Les coronavirus constituent une famille de virus qui sont connus pour leur capacité à franchir les barrières d’espèces et à en infecter de nouvelles. Ainsi nous avons assisté, depuis le début du XXIe siècle, à l’émergence de trois coronavirus très pathogènes pour l’homme, la dernière ayant résulté en une pandémie mondiale avec des conséquences économiques et sociales qui se sont révélées dévastatrices. Une course contre la montre, à l’échelle mondiale, s’est engagée pour faire face à cette pandémie, en développant des traitements et un vaccin. Nous devons néanmoins aussi penser au futur et nous préparer au risque d’épidémies dues à l’émergence de nouveaux coronavirus à transmission zoonotique. Cela nécessite, sans doute, une prise de conscience des modalités permettant le maintien de la barrière entre espèces et, surtout, le développement de traitements qui seraient efficaces contre toute forme de coronavirus, qu’ils soient très ou peu pathogènes pour l’homme, leur risque de transmission et leur dangerosité ne pouvant être, a priori, anticipés. L’identification de cibles thérapeutiques adéquates nécessite donc d’approfondir les connaissances que nous avons du cycle et de la pathogenèse de ces virus.

Liens d’intérêt

Les auteurs déclarent n’avoir aucun lien d’intérêt concernant les données publiées dans cet article.

 
Footnotes
1 Le processus d’adaptation repose en particulier sur la plasticité du génome viral (pour revue voir [21]).

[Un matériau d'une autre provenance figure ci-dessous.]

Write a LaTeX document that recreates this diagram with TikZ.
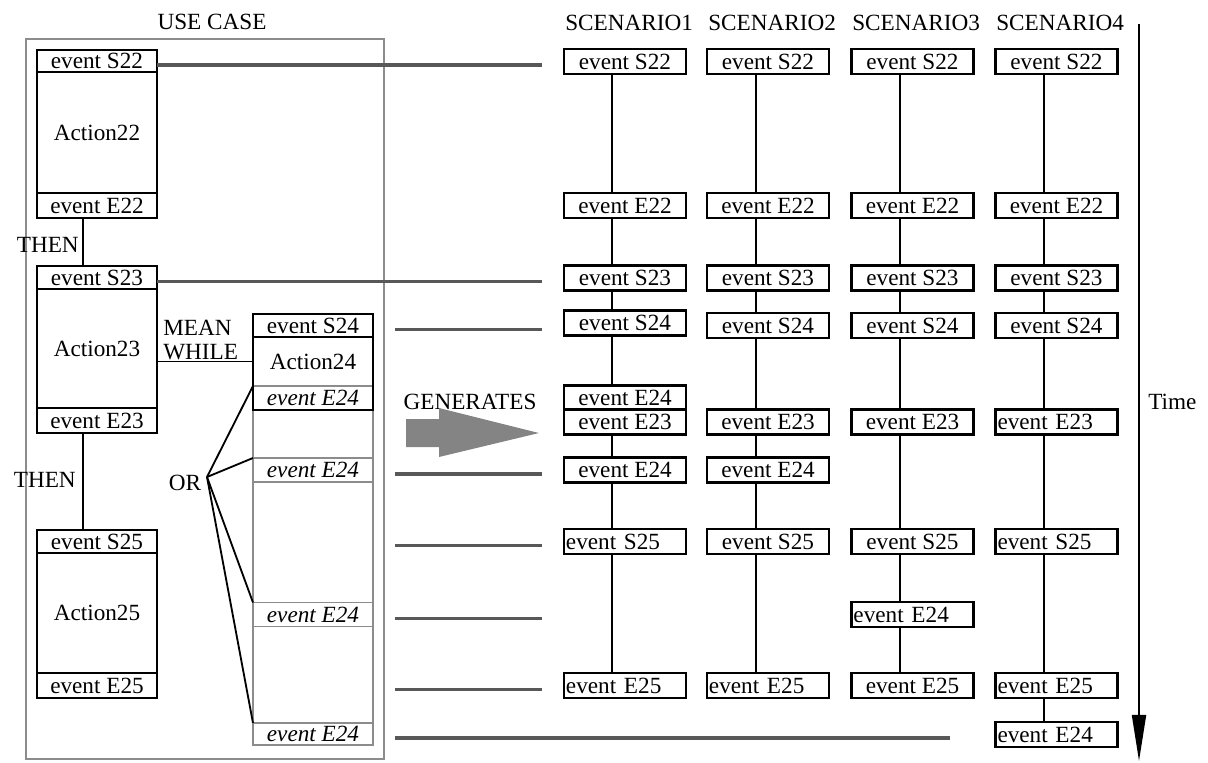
\documentclass[tikz,border=0pt]{standalone}
\usepackage{fontspec}
\setmainfont{Liberation Serif}
\usepackage{tikz}
\usetikzlibrary{shapes,arrows.meta,backgrounds,positioning}
\definecolor{ucgray}{RGB}{140,140,140}
\definecolor{lkgray}{RGB}{88,88,88}
\definecolor{gengray}{RGB}{132,132,132}
\tikzset{
  ev_box/.style = {rectangle, draw=black, line width=1.5pt, inner sep=0pt,
    outer sep=0pt, fill=white, minimum height=0.625cm},
  sc_c/.style = {ev_box, minimum width=3.05cm, text centered},% scenario, centre
  sc_l/.style = {ev_box, text width=2.95cm, inner xsep=0.05cm,
    align=left},% scenario, a gauche
  uc_ev/.style = {ev_box, minimum width=3cm},% use case, event
  uc_act/.style = {rectangle, draw=black, line width=1.5pt, inner sep=0pt,
    outer sep=0pt, minimum width=3cm},% use case, action
  uc_gr/.style = {rectangle, draw=ucgray, line width=1.3pt, inner sep=0pt,
    outer sep=0pt, minimum width=3cm, minimum height=0.6cm,
    font=\itshape},% event E24 possible
  link/.style = {draw=lkgray, line width=2.2pt},
  tline/.style = {draw=black, line width=1.3pt}
}

\begin{document}
\fontsize{16.5}{17.5}\selectfont
\begin{tikzpicture}[x=0.025cm, y=-0.025cm]
\useasboundingbox (0,0) rectangle (1208,762);
        % use case
        \node (uctitle) at (212,22) {USE CASE};
        \draw[draw=ucgray, line width=1.3pt] (26,39) rectangle (384,759);

        \node [uc_ev, minimum height=0.55cm] (s22) at (97,61) {event S22};
        \node [uc_act, minimum height=3.025cm, below=0pt of s22] (a22) {Action22};
        \node [uc_ev, below=0pt of a22] (e22) {event E22};

        \node [uc_ev, minimum height=0.575cm] (s23) at (97,277.5) {event S23};
        \node [uc_act, minimum height=2.975cm, below=0pt of s23] (a23) {Action23};
        \node [uc_ev, below=0pt of a23] (e23) {event E23};

        \node [uc_ev, minimum height=0.575cm] (s25) at (97,541.5) {event S25};
        \node [uc_act, minimum height=3cm, below=0pt of s25] (a25) {Action25};
        \node [uc_ev, below=0pt of a25] (e25) {event E25};

        \node [uc_ev, minimum height=0.575cm] (s24) at (313,325.5) {event S24};
        \node [uc_act, draw=none, minimum height=1.225cm, below=0pt of s24] (a24) {Action24};
        \node [uc_gr, below=0pt of a24] (x24a) {event E24};
        \node [uc_gr] (x24b) at (313,470) {event E24};
        \node [uc_gr] (x24c) at (313,614.5) {event E24};
        \node [uc_gr, minimum height=0.55cm] (x24d) at (313,734) {event E24};
        \draw[draw=ucgray, line width=1.3pt] (x24a.north west) rectangle (x24d.south east);
        \draw[black, line width=1.5pt] (s24.north west) rectangle (x24a.south east);

        \node [anchor=east, inner sep=0pt] (then1) at (79,245) {THEN};
        \node [anchor=east, inner sep=0pt] (then2) at (76,480) {THEN};
        \draw[tline] ([xshift=-0.35cm]e22.south) -- ([xshift=-0.35cm]s23.north);
        \draw[tline] ([xshift=-0.35cm]e23.south) -- ([xshift=-0.35cm]s25.north);

        \node [align=left, anchor=west, inner sep=0pt] (mw) at (163,340) {MEAN\\WHILE};
        \draw[tline] (a24.west -| a23.east) -- (a24.west);

        \node [inner sep=0pt] (or) at (185,483) {OR};
        \coordinate (orpt) at (207,477);
        \draw[tline] (orpt) -- (x24a.north west);
        \draw[tline] (orpt) -- (x24b.north west);
        \draw[tline] (orpt) -- (x24c.north west);
        \draw[tline] (orpt) -- (x24d.north west);

        % liens vers les scenarios
        \coordinate (lkstart) at (395,0);
        \coordinate (lkend) at (542,0);
        \coordinate (lkend2) at (950,0);
        \draw[link] ([yshift=-1mm]s22.east) -- ([yshift=-1mm]s22.east -| lkend);
        \draw[link] ([yshift=-1mm]s23.east) -- ([yshift=-1mm]s23.east -| lkend);
        \draw[link] ([yshift=-1mm]s24.center -| lkstart) -- ([yshift=-1mm]s24.center -| lkend);
        \draw[link] ([yshift=-1mm]x24b.center -| lkstart) -- ([yshift=-1mm]x24b.center -| lkend);
        \draw[link] ([yshift=-1mm]s25.center -| lkstart) -- ([yshift=-1mm]s25.center -| lkend);
        \draw[link] ([yshift=-1mm]x24c.center -| lkstart) -- ([yshift=-1mm]x24c.center -| lkend);
        \draw[link] ([yshift=-1mm]e25.center -| lkstart) -- ([yshift=-1mm]e25.center -| lkend);
        \draw[link] ([yshift=-1mm]x24d.center -| lkstart) -- ([yshift=-1mm]x24d.center -| lkend2);

        \node (gentxt) at (470,402) {GENERATES};
        \fill[gengray] (406,419) -- (439,419) -- (439,408) -- (539,433)
            -- (439,457) -- (439,447) -- (406,447) -- cycle;

        % scenarios
        \node [anchor=west, inner sep=0pt] (sc1) at (565,23) {SCENARIO1};
        \node [anchor=west, inner sep=0pt] (sc2) at (708,23) {SCENARIO2};
        \node [anchor=west, inner sep=0pt] (sc3) at (852,23) {SCENARIO3};
        \node [anchor=west, inner sep=0pt] (sc4) at (996,23) {SCENARIO4};

        \node [sc_c] (c1s22) at (625,61.5) {event S22};
        \node [sc_c] (c1e22) at (625,205.5) {event E22};
        \node [sc_c] (c1s23) at (625,278) {event S23};
        \node [sc_c] (c1s24) at (625,323) {event S24};
        \node [sc_c] (c1e24a) at (625,398) {event E24};
        \node [sc_c] (c1e23) at (625,422) {event E23};
        \node [sc_c] (c1e24b) at (625,470) {event E24};
        \node [sc_l] (c1s25) at (625,541.5) {event S25};
        \node [sc_l] (c1e25) at (625,685.5) {event E25};

        \node [sc_c] (c2s22) at (768,61.5) {event S22};
        \node [sc_c] (c2e22) at (768,205.5) {event E22};
        \node [sc_c] (c2s23) at (768,278) {event S23};
        \node [sc_c] (c2s24) at (768,325.5) {event S24};
        \node [sc_c] (c2e23) at (768,422) {event E23};
        \node [sc_c] (c2e24) at (768,470) {event E24};
        \node [sc_c] (c2s25) at (768,541.5) {event S25};
        \node [sc_l] (c2e25) at (768,685.5) {event E25};

        \node [sc_c] (c3s22) at (912.5,61.5) {event S22};
        \node [sc_c] (c3e22) at (912.5,205.5) {event E22};
        \node [sc_c] (c3s23) at (912.5,278) {event S23};
        \node [sc_c] (c3s24) at (912.5,325.5) {event S24};
        \node [sc_c] (c3e23) at (912.5,422) {event E23};
        \node [sc_c] (c3s25) at (912.5,541.5) {event S25};
        \node [sc_l] (c3e24) at (912.5,614.5) {event E24};
        \node [sc_c] (c3e25) at (912.5,685.5) {event E25};

        \node [sc_c] (c4s22) at (1056.5,61.5) {event S22};
        \node [sc_c] (c4e22) at (1056.5,205.5) {event E22};
        \node [sc_c] (c4s23) at (1056.5,278) {event S23};
        \node [sc_c] (c4s24) at (1056.5,325.5) {event S24};
        \node [sc_l] (c4e23) at (1056.5,422) {event E23};
        \node [sc_l] (c4s25) at (1056.5,541.5) {event S25};
        \node [sc_l] (c4e25) at (1056.5,685.5) {event E25};
        \node [sc_l] (c4e24) at (1056.5,734.5) {event E24};

        \coordinate (c1x) at (612,0);
        \coordinate (c2x) at (756,0);
        \coordinate (c3x) at (900,0);
        \coordinate (c4x) at (1044,0);
        \begin{pgfonlayer}{background}
        \draw[tline, line width=1.2pt] (c1s22 -| c1x) -- (c1e25 -| c1x);
        \draw[tline, line width=1.2pt] (c2s22 -| c2x) -- (c2e25 -| c2x);
        \draw[tline, line width=1.2pt] (c3s22 -| c3x) -- (c3e25 -| c3x);
        \draw[tline, line width=1.2pt] (c4s22 -| c4x) -- (c4e24 -| c4x);
        \end{pgfonlayer}

        % temps
        \node [anchor=west, inner sep=0pt] (tlabel) at (1148,402) {Time};
        \coordinate (ttop) at (1139,24);
        \coordinate (tbot) at (1139,761);
        \draw[line width=1.3pt, -{Triangle[length=1.15cm, width=0.35cm]}] (ttop) -- (tbot);
\end{tikzpicture}
\end{document}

3 La séquence des gènes sur l’ARN viral génomique est identique à celle des ARN messagers.
4 La coiffe, constituée par ajout d’une guanosine, protège les ARN de la dégradation par les nucléases cellulaires.
5 L’ACE2 régule négativement le système rénine-angiotensine et agit comme une protéine de clairance de l’angiotensine II, qui a des effets vasoconstricteur, pro-fibrosant, et pro-inflammatoire.

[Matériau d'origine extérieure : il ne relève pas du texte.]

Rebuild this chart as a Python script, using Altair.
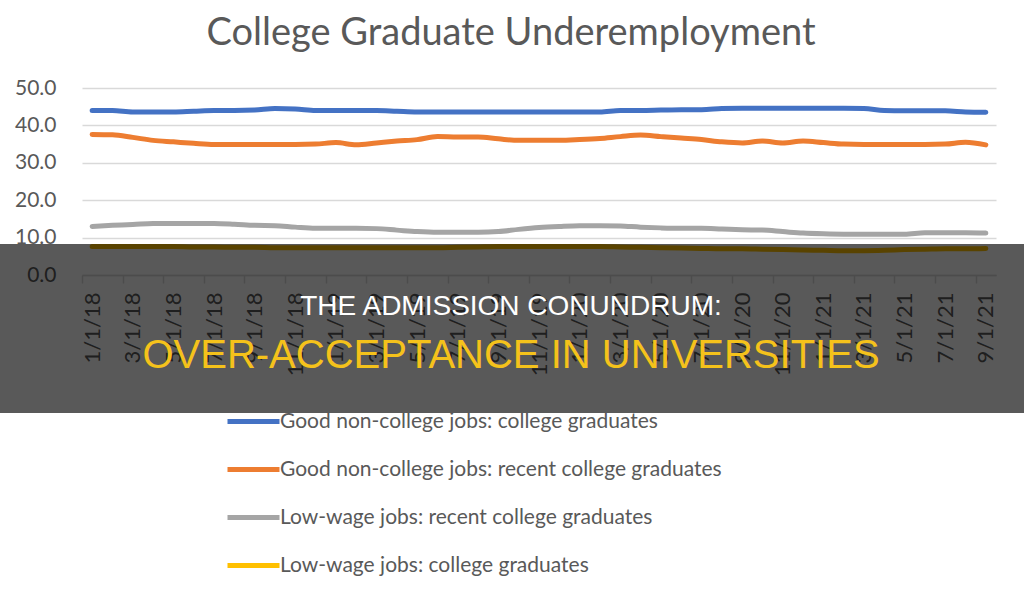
import altair as alt
import pandas as pd

# ---- data ----
months = [f"{m}/1/{y}" for y in (18, 19, 20, 21) for m in range(1, 13)][:45]

series_names = [
    "Good non-college jobs: college graduates",
    "Good non-college jobs: recent college graduates",
    "Low-wage jobs: recent college graduates",
    "Low-wage jobs: college graduates",
]
series_colors = ["#4472C4", "#ED7D31", "#A5A5A5", "#FFC000"]

good_grads = [44.0, 44.0, 43.6, 43.6, 43.6, 43.8, 44.0, 44.0, 44.1, 44.5,
              44.4, 44.0, 44.0, 44.0, 44.0, 43.8, 43.6, 43.6, 43.6, 43.6,
              43.6, 43.6, 43.6, 43.6, 43.6, 43.6, 44.0, 44.0, 44.1, 44.2,
              44.2, 44.5, 44.6, 44.6, 44.6, 44.6, 44.6, 44.6, 44.5, 44.0,
              43.9, 43.9, 43.9, 43.6, 43.5]
good_recent = [37.6, 37.5, 36.8, 36.0, 35.6, 35.2, 34.9, 34.9, 34.9, 34.9,
               34.9, 35.0, 35.4, 34.8, 35.3, 35.8, 36.2, 37.0, 36.9, 36.9,
               36.4, 36.0, 36.0, 36.0, 36.2, 36.5, 37.0, 37.4, 37.0, 36.6,
               36.2, 35.6, 35.3, 35.8, 35.3, 35.8, 35.4, 35.0, 34.9, 34.9,
               34.9, 34.9, 35.0, 35.5, 34.8]
low_recent = [13.0, 13.3, 13.5, 13.8, 13.8, 13.8, 13.8, 13.6, 13.3, 13.2,
              12.8, 12.5, 12.5, 12.5, 12.4, 12.0, 11.6, 11.4, 11.4, 11.4,
              11.6, 12.2, 12.7, 13.0, 13.2, 13.2, 13.1, 12.8, 12.6, 12.5,
              12.5, 12.3, 12.1, 12.0, 11.6, 11.2, 11.0, 10.9, 10.9, 10.9,
              10.9, 11.3, 11.3, 11.3, 11.2]
low_grads = [7.6, 7.6, 7.6, 7.6, 7.6, 7.5, 7.5, 7.4, 7.4, 7.3,
             7.3, 7.3, 7.3, 7.3, 7.3, 7.3, 7.3, 7.3, 7.4, 7.5,
             7.6, 7.6, 7.6, 7.6, 7.6, 7.6, 7.5, 7.4, 7.3, 7.2,
             7.1, 7.0, 7.0, 6.9, 6.8, 6.7, 6.6, 6.5, 6.5, 6.6,
             6.8, 6.9, 7.0, 7.0, 7.1]

y_ticks = [0, 10, 20, 30, 40, 50]
chart_title = "College Graduate Underemployment"
overlay_line1 = ["THE ADMISSION CONUNDRUM:"]
overlay_line2 = ["OVER-ACCEPTANCE IN UNIVERSITIES"]

# ---- build table ----
rows = []
for name, vals in zip(series_names, [good_grads, good_recent, low_recent, low_grads]):
    for i, v in enumerate(vals):
        rows.append({"idx": i, "month": months[i], "series": name, "value": v})
df = pd.DataFrame(rows)

W, H = 914, 187
LEFT, TOP = 82, 88
half_band = W / len(months) / 2

label_array = "[" + ",".join(f"'{m}'" for m in months) + "]"

lines = alt.Chart(df).mark_line(strokeWidth=5, interpolate="monotone", strokeCap="round").encode(
    x=alt.X("idx:Q",
            scale=alt.Scale(domain=[-0.5, len(months) - 0.5], nice=False, zero=False),
            axis=alt.Axis(values=list(range(0, len(months), 2)),
                          labelExpr=f"{label_array}[datum.value]",
                          title=None, grid=False, labelAngle=270,
                          labelFont="Lato", labelFontSize=22, labelColor="#595959",
                          labelPadding=9, labelFlush=False, labelOverlap=False,
                          tickOffset=-half_band, labelOffset=half_band,
                          tickColor="#d9d9d9", tickSize=8, tickWidth=1.5,
                          domainColor="#d9d9d9", domainWidth=1.5, zindex=0)),
    y=alt.Y("value:Q",
            scale=alt.Scale(domain=[0, 50], nice=False),
            axis=alt.Axis(values=y_ticks, format=".1f", title=None,
                          grid=True, gridColor="#d9d9d9", gridWidth=1.5,
                          domain=False, ticks=False, labelPadding=26,
                          labelFont="Lato", labelFontSize=21, labelColor="#595959",
                          zindex=0)),
    color=alt.Color("series:N",
                    scale=alt.Scale(domain=series_names, range=series_colors),
                    sort=series_names,
                    legend=alt.Legend(orient="none", legendX=159, legendY=321,
                                      direction="vertical", title=None,
                                      symbolType="M-2.6,0H2.6", symbolSize=400,
                                      symbolStrokeWidth=5,
                                      labelFont="Lato", labelFontSize=21,
                                      labelColor="#595959", labelOffset=14,
                                      labelLimit=0,
                                      rowPadding=25, padding=0)),
    detail="series:N",
)

one = pd.DataFrame({"t1": overlay_line1, "t2": overlay_line2})

overlay = alt.Chart(one).mark_rect(color="black", opacity=0.65).encode(
    x=alt.value(-LEFT), x2=alt.value(1024 - LEFT),
    y=alt.value(244 - TOP), y2=alt.value(413 - TOP),
)

text1 = alt.Chart(one).mark_text(font="Liberation Sans", fontSize=28, color="white",
                                 align="center", baseline="middle").encode(
    x=alt.value(511 - LEFT), y=alt.value(307 - TOP), text="t1:N")

text2 = alt.Chart(one).mark_text(font="Liberation Sans", fontSize=40, color="#F5C21B",
                                 align="center", baseline="middle").encode(
    x=alt.value(511 - LEFT), y=alt.value(356 - TOP), text="t2:N")

chart = alt.layer(lines, overlay, text1, text2).properties(
    width=W, height=H,
    title=alt.TitleParams(chart_title, font="Lato", fontSize=38, color="#595959",
                          fontWeight="normal", anchor="middle", dx=-28, offset=24),
    autosize=alt.AutoSizeParams(type="none"),
    padding={"left": LEFT, "top": TOP, "right": 1024 - LEFT - W, "bottom": 597 - TOP - H},
    background="white",
).configure_view(stroke=None)

chart.save("out.html", embed_options={"renderer": "svg", "actions": False})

6 L’ARN codant les protéines virales a également été retrouvé dans les cellules productrices de mucus dans les fosses nasales, et dans les cellules intestinales.
7 Le récepteur DPP4 intervient dans le métabolisme du glucose. Elle dégrade les incrétines (glucagon-like peptide-1 [GLP1] et gastric inhibitory polypeptide [GIP]).

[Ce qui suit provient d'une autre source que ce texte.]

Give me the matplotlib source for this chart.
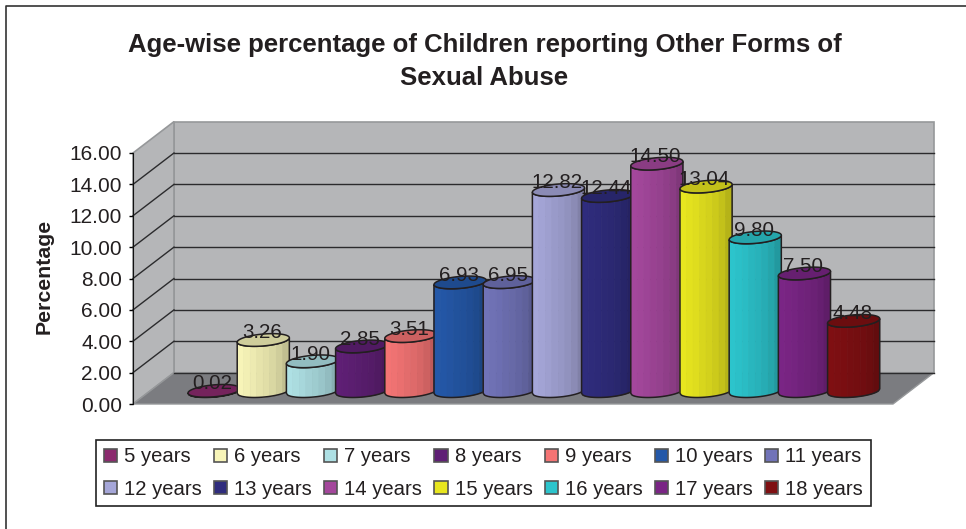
import matplotlib
matplotlib.use("Agg")
import matplotlib.pyplot as plt
from matplotlib.patches import Polygon, Patch
from matplotlib.lines import Line2D
from matplotlib.colors import to_rgb
import numpy as np

plt.rcParams['font.family'] = ['Liberation Sans', 'DejaVu Sans']

# Datos
ages = ['5 years', '6 years', '7 years', '8 years', '9 years', '10 years', '11 years',
        '12 years', '13 years', '14 years', '15 years', '16 years', '17 years', '18 years']
values = [0.02, 3.26, 1.90, 2.85, 3.51, 6.93, 6.95, 12.82, 12.44, 14.50, 13.04, 9.80, 7.50, 4.48]
colors = ['#8b2a6e', '#f7f4b8', '#aee0e4', '#5f1f75', '#f47474', '#2458a8', '#7173b8',
          '#a5a6d8', '#2f2c7d', '#a4479c', '#e8e61f', '#2cc4cc', '#7a2585', '#7f0f12']
yticks = [0, 2, 4, 6, 8, 10, 12, 14, 16]

TEXT = '#231f20'
WALL = '#b5b6b8'
FLOOR = '#7b7c80'
WALL_EDGE = '#96989a'

W, H = 966, 529
fig = plt.figure(figsize=(W / 100, H / 100), dpi=100)
# el eje coincide con el plano frontal del cubo 3D
ax = fig.add_axes([133 / W, 1 - 404 / H, 760 / W, 251 / H])
ax.patch.set_alpha(0)
ax.set_xlim(-1.118, 14.33)
ax.set_ylim(0, 16)

# profundidad del cubo, en unidades de datos
dx, dy = 0.833, 2.0
x0, x1 = ax.get_xlim()

# paredes y suelo
ax.add_patch(Polygon([(x0 + dx, dy), (x1 + dx, dy), (x1 + dx, 16 + dy), (x0 + dx, 16 + dy)],
                     fc=WALL, ec=WALL_EDGE, lw=1.2, clip_on=False, zorder=1))
ax.add_patch(Polygon([(x0, 0), (x0 + dx, dy), (x0 + dx, 16 + dy), (x0, 16)],
                     fc=WALL, ec=WALL_EDGE, lw=1.2, clip_on=False, zorder=1))
ax.add_patch(Polygon([(x0, 0), (x1, 0), (x1 + dx, dy), (x0 + dx, dy)],
                     fc=FLOOR, ec=WALL_EDGE, lw=1.0, clip_on=False, zorder=1))

# rejilla
for t in yticks[1:]:
    ax.plot([x0 + dx, x1 + dx], [t, t], color='#2b2b2d', lw=1.0, clip_on=False, zorder=2)
for t in yticks[1:-1]:
    ax.plot([x0, x0 + dx], [t, t + dy], color='#2b2b2d', lw=1.0, clip_on=False, zorder=2)

# cilindros
base = 0.82
half = 0.53
bar_b = 0.38
tilt = 0.14
shades = [1.0, 0.98, 0.96, 0.93, 0.91, 0.88, 0.84, 0.78]
theta = np.linspace(0, 2 * np.pi, 80)


def lower_edge(cx, cy, t):
    # borde delantero de la elipse inclinada
    c = 1 - 2 * t
    return cx - half * c, cy - bar_b * np.sqrt(1 - c ** 2) - tilt * c


for i, (v, col) in enumerate(zip(values, colors)):
    cx = i + half
    rgb = np.array(to_rgb(col))
    n = len(shades)
    for k in range(n):
        ts = np.linspace(k / n, (k + 1) / n, 8)
        xb, yb = lower_edge(cx, base, ts)
        xt, yt = lower_edge(cx, base + v, ts)
        ax.add_patch(Polygon(np.r_[np.c_[xb, yb], np.c_[xt, yt][::-1]],
                             fc=rgb * shades[k], ec=rgb * shades[k], lw=0.5,
                             clip_on=False, zorder=3 + i))
    # contorno y tapa
    ts = np.linspace(0, 1, 40)
    xb, yb = lower_edge(cx, base, ts)
    xt, yt = lower_edge(cx, base + v, ts)
    ax.add_patch(Polygon(np.r_[np.c_[xb, yb], np.c_[xt, yt][::-1]], fill=False,
                         ec='#231f20', lw=1.1, clip_on=False, zorder=3 + i))
    ax.add_patch(Polygon(np.c_[cx + half * np.cos(theta),
                               base + v + bar_b * np.sin(theta) + tilt * np.cos(theta)],
                         fc=rgb * 0.84, ec='#231f20', lw=1.1, clip_on=False, zorder=3 + i))

# etiquetas de valores
for i, v in enumerate(values):
    ax.text(i + 0.5, base + v + 0.45, f'{v:.2f}', ha='center', va='center', fontsize=14.8,
            color=TEXT, zorder=40, clip_on=False)

# ejes
ax.set_xticks([])
ax.set_yticks(yticks)
ax.set_yticklabels([f'{t:.2f}' for t in yticks], fontsize=15, color=TEXT)
ax.tick_params(axis='y', length=3, width=1, color='black', pad=5)
for s in ['top', 'right', 'bottom']:
    ax.spines[s].set_visible(False)
ax.spines['left'].set_color('#111111')
ax.spines['left'].set_zorder(30)

fig.text(44 / W, 1 - 276 / H, 'Percentage', rotation=90, ha='center', va='center',
         fontsize=15.3, fontweight='bold', color=TEXT)
fig.text(484.5 / W, 1 - 61.5 / H, 'Age-wise percentage of Children reporting Other Forms of\nSexual Abuse',
         ha='center', va='center', fontsize=18.5, fontweight='bold', color=TEXT, linespacing=1.45)

# leyenda: matplotlib llena por columnas
order = [j for c in range(7) for j in (c, c + 7)]
handles = [Patch(fc=colors[j], ec='#555555', lw=1.2) for j in order]
leg = fig.legend(handles, [ages[j] for j in order], ncol=7, loc='center',
                 bbox_to_anchor=(483.5 / W, 1 - 473 / H), fontsize=14.6, frameon=True,
                 fancybox=False, edgecolor='#222222', framealpha=1, labelcolor=TEXT,
                 handlelength=0.65, handleheight=0.65, handletextpad=0.35,
                 columnspacing=0.6, labelspacing=0.65, borderpad=0.36, borderaxespad=0)
leg.get_frame().set_linewidth(1.2)

# marco exterior
fig.add_artist(Line2D([6 / W, 6 / W, 1], [0, 1 - 6 / H, 1 - 6 / H], color='#333333', lw=1.2))

fig.savefig('out.png', dpi=100)
plt.close()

10 À la date de rédaction de cet article, l’essai Discovery a pris du retard en ce qui concerne le nombre de patients recrutés par certains pays participants. Les patients français acceptant d’entrer dans l’essai demandent aussi, en majorité, d’être inclus dans le bras hydroxychloroquine, ce qui augmente ce retard dans l’inclusion de patients dans les autres bras (https://www.lemonde.fr/sciences/article/2020/05/01/covid-19-sur-les-essais-cliniques-l-europe-est-unechec_6038383_1650684.html).
11 La chloroquine a un effet sur les vésicules endosomales en modifiant leur pH. Elle est utilisée pour inhiber la phagocytose ou l’autophagie, deux mécanismes cellulaires qui nécessitent le bon fonctionnement des endolysomes.